Last summer, the housing center partnered with the Belmont-Central Chamber of Commerce to secure a grant from the Local Initiative Support Corporation to pay for the banners. They held a competition for banner designs, and after multiple open community meetings, they settled on an illustration of a one-story brick house on a heather green backdrop submitted by Steinmetz High School student Brandon Pozos.

"It's a great aesthetic, and it shows the unified support that businesses have for the community, and vice versa," said Larry Lynch, board president of the chamber. The name of a different local business is printed along the bottom of each banner.

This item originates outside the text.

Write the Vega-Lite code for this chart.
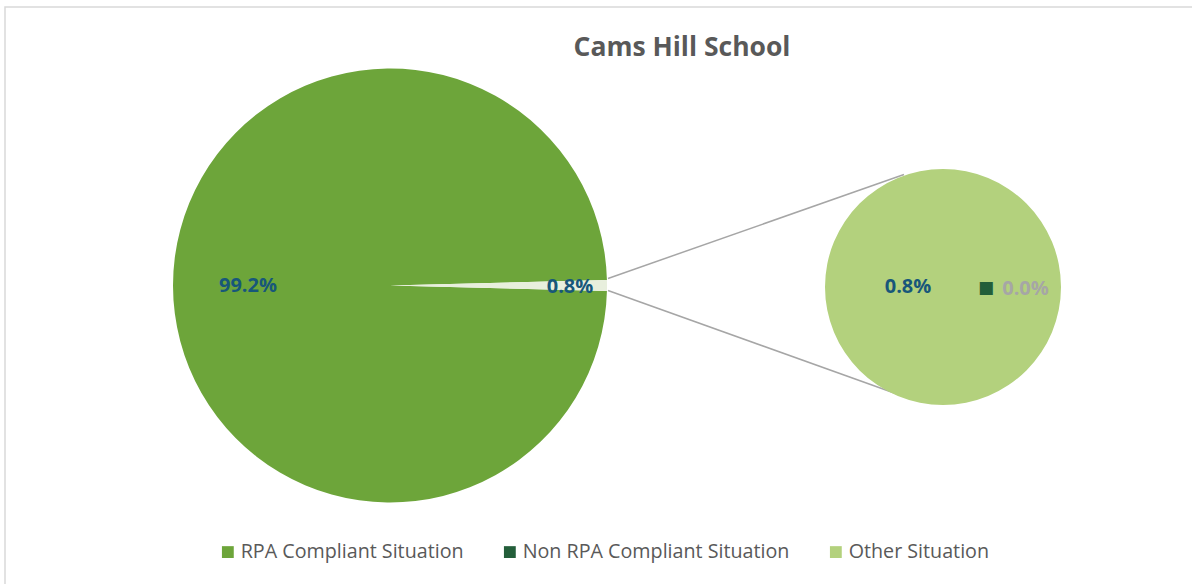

"It's kind of like putting an ad in the paper — for people driving along there, they're going to get drawn in," Lynch added.

Creating a neighborhood identity around single-family homes, Lynch and Rudyk said, is a symbolic bulwark against the tide of gentrification.

"I think a lot of people see [single-family homes] as a sign of a stronger community, as opposed to big apartment buildings, which can sometimes bring communities down," Lynch said. "The bungalows are representative of the middle class and working class community — that's who they were built for in the 1920s and '30s."

With a huge proportion of Belmont Cragin residents spending more than half their income on rent, Rudyk said, most are wary of any coming development.

"If we're going to continue to be branded as a community of homeowners, and not renters and investors, we need to keep working hard to maintain affordability," Rudyk said. "The last thing we want is to become the next Logan Square."